Think you would agree this is an extremely powerful way to organize and maintain a significant amount of related program content to meet the needs of a wide variety of stakeholders.   An example of a Road Map web site is illustrated in the snapshot below (note, the client name has been blocked to protect their privacy).

SiteImage_02

Results
So, we have assembled the roadmap using a basic pattern used across any discipline (business or technology) to ensure an effective planning effort. This work is not an exercise to be taken lightly. We are after all discussing some real world impacts to come up with a set of actionable steps to take along the way that just make sense. Communicating the findings clearly through the road map meets the intent of the program management team and will be used in a variety of different ways.  For example beyond the obvious management uses consider the following ways this product will be used.

First, the road map it is a vehicle for communicating the program’s overall intent to interested stakeholders at each stage of its planned execution.

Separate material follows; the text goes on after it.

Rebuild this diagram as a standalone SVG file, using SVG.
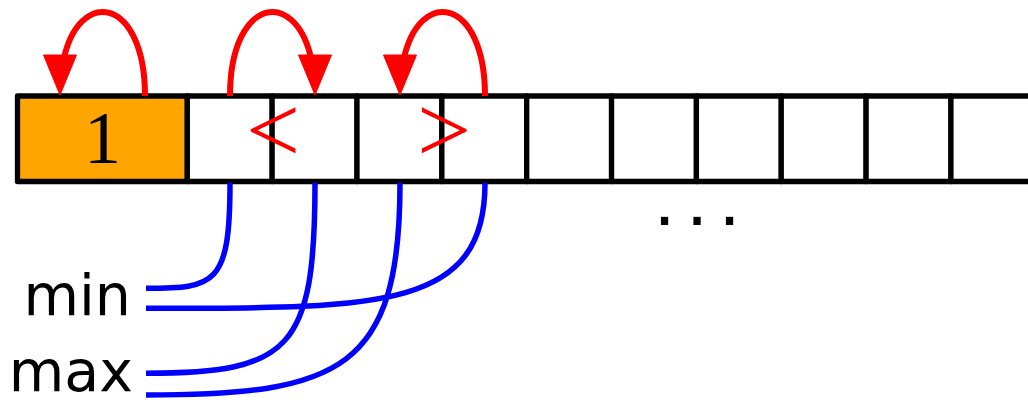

  • For downstream designers and implementers, the map provides overall policy and design guidance. The map can be used to establish inviolable constraints (plus exploitable freedoms) on downstream development activities to promote flexibility and innovation if needed.
  • For project managers, the road map serves as the basis for a work, product, and organization breakdown structures, planning, allocation of project resources, and tracking of progress by the various teams.
  • For technical managers, the road map provides the basis for forming development teams corresponding to the work streams identified.
  • For designers of other systems with which this program must interoperate, the map defines the set of operations provided, required, and the protocols that allows the interoperation to take place at the right time.
  • For resource managers, testers and integrators, the road map dictates the correct black-box behavior of the pieces that must fit together.

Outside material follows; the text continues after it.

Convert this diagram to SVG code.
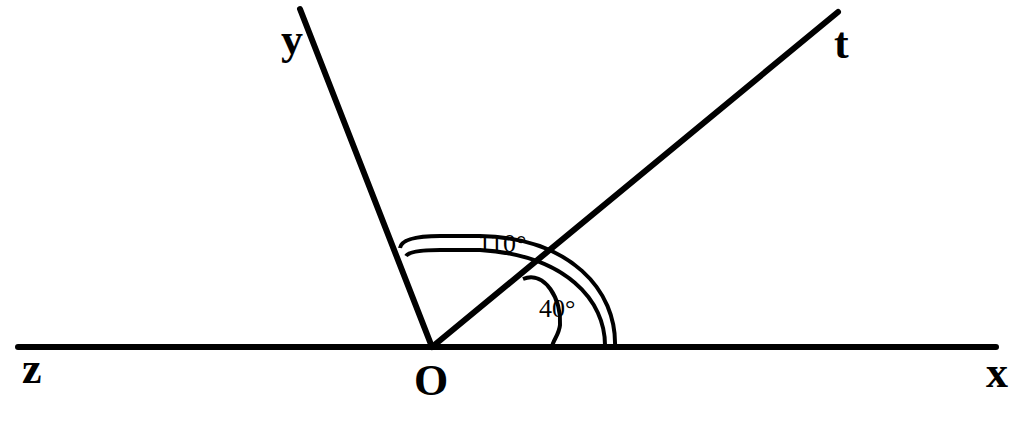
<svg xmlns="http://www.w3.org/2000/svg" width="1024" height="440" viewBox="0 0 1024 440">
<style>
.ln{stroke:#000;stroke-width:6;stroke-linecap:round;fill:none}
.arc{stroke:#000;stroke-width:4;fill:none}
.lbl{font-family:"Liberation Serif",serif;font-weight:bold;font-size:44px;fill:#000}
.ang{font-family:"Liberation Serif",serif;font-size:26px;fill:#000}
</style>
<rect width="1024" height="440" fill="#fff"/>
<g id="connectors">
<line class="ln" x1="18" y1="347" x2="996" y2="347"/>
<line class="ln" x1="432" y1="347" x2="300" y2="9"/>
<line class="ln" x1="432" y1="347" x2="838" y2="12"/>
</g>
<g id="arcs">
<path class="arc" d="M 400 248 Q 402 236 440 236 L 480 236 C 570 238 617 290 615 347"/>
<path class="arc" d="M 406 256 Q 410 250 440 250 L 480 250 C 565 255 606 300 605 347"/>
<path class="arc" d="M 523 279 C 545 270 562 300 560 325 C 559 335 553 340 552 347"/>
</g>
<g id="labels">
<text class="lbl" x="281" y="54">y</text>
<text class="lbl" x="834" y="58">t</text>
<text class="lbl" x="22" y="383">z</text>
<text class="lbl" x="414" y="395">O</text>
<text class="lbl" x="986" y="387">x</text>
<text class="ang" x="478" y="252">110°</text>
<text class="ang" x="539" y="317">40°</text>
</g>
</svg>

Secondly, the road map can be used as a basis for performing up-front analysis to validate (or uncover deficiencies in) in design decisions and refining or altering those decisions where necessary.

  • For the architect and requirements engineers who represent the customer(s), the road map is a framework where architecture as a forum can be used for negotiating and making trade-offs among competing requirements.
  • For the architect and component designers, the road map can be a vehicle for arbitrating resource contention and establishing performance and other kinds of run-time resource consumption budgets.
  • For those wanting to develop using vendor-provided products from the commercial marketplace, the road map establishes the possibilities for commercial off-the-shelf (COTS) component integration by setting system and component boundaries.
  • For performance engineers, the map can provide the formal model guidance that drives analytical tools such as rate schedulers, simulations, and simulation generators to meet expected demands at the right time.
  • For development product line managers, the map can help determine whether a potential new member of a product family is in or out of scope, and if out, by how much.

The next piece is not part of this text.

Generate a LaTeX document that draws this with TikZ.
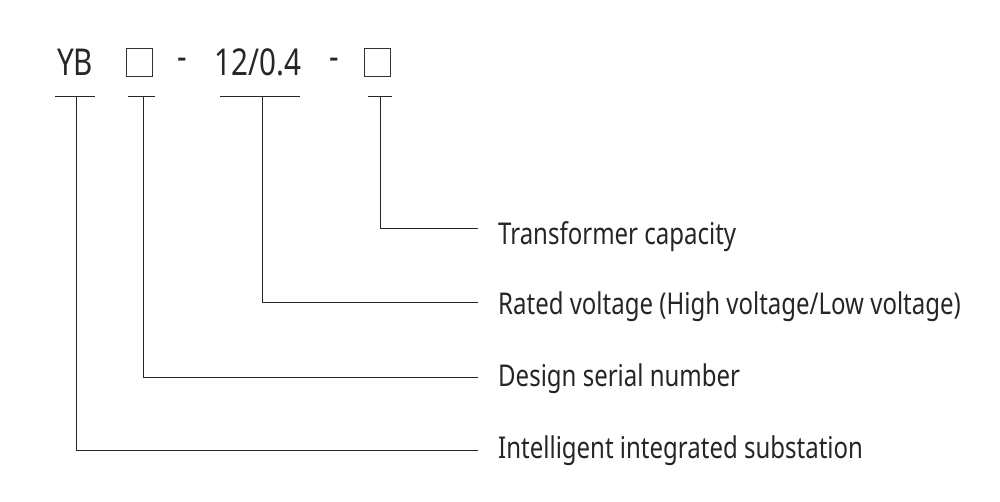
\documentclass[tikz,border=0pt]{standalone}
\usepackage{fontspec}
\setmainfont{Noto Sans}[FakeStretch=0.8]
\begin{document}
\begin{tikzpicture}[x=1pt,y=-1pt,
  ln/.style={line width=1pt,black!85},
  lab/.style={anchor=west,inner sep=0pt,font=\fontsize{30}{34}\selectfont,text=black!85},
  top/.style={inner sep=0pt,font=\fontsize{37}{40}\selectfont,text=black!85},
  sq/.style={draw=black!80,line width=1pt,minimum width=26pt,minimum height=28pt,inner sep=0pt}]
\useasboundingbox (0,0) rectangle (1000,501);
\node[top] (yb) at (75,62) {YB};
\node[sq] (b1) at (139,62) {};
\node[top] (d1) at (182,64) {-};
\node[top] (v) at (258,62) {12/0.4};
\node[top] (d2) at (334,64) {-};
\node[sq] (b2) at (377,62) {};
\coordinate (u1a) at (55,96); \coordinate (u1b) at (95,96);
\coordinate (u2a) at (128,96); \coordinate (u2b) at (155,96);
\coordinate (u3a) at (220,96); \coordinate (u3b) at (300,96);
\coordinate (u4a) at (368,96); \coordinate (u4b) at (392,96);
\draw[ln] (u1a)--(u1b); \draw[ln] (u2a)--(u2b); \draw[ln] (u3a)--(u3b); \draw[ln] (u4a)--(u4b);
\node[lab] (l4) at (498,237) {Transformer capacity};
\node[lab] (l3) at (498,307) {Rated voltage (High voltage/Low voltage)};
\node[lab] (l2) at (498,379) {Design serial number};
\node[lab] (l1) at (498,451) {Intelligent integrated substation};
\coordinate (t4) at (380,96); \coordinate (t3) at (262,96); \coordinate (t2) at (143,96); \coordinate (t1) at (76,96);
\draw[ln] (t4) |- (478,228);
\draw[ln] (t3) |- (478,302);
\draw[ln] (t2) |- (478,377);
\draw[ln] (t1) |- (478,450);
\end{tikzpicture}
\end{document}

Thirdly, the road map is the first artifact used to achieve program and systems understanding.

  • For technical mangers, the map becomes a basis for conformance checking, for assurance that implementations have in fact been faithful to the program and architectural prescriptions.
  • For maintainers, the map becomes a starting point for maintenance activities, revealing the relative date and areas when a prospective change is planned to take place.
  • For new project members, the map is should be the first artifact for becoming familiar with a program and system’s design intent.

This post wraps up all the hard work to date and assembles the road map to begin sharing with stakeholders impacted by the program as planned.  The original intent was to share a time tested method to develop, refine, and deliver a professional roadmap producing consistent and repeatable results.  I want to thank all of you embarking down this adventure with me over the last couple years. My sincere hope is that what has worked for me time after time may work just as well for you.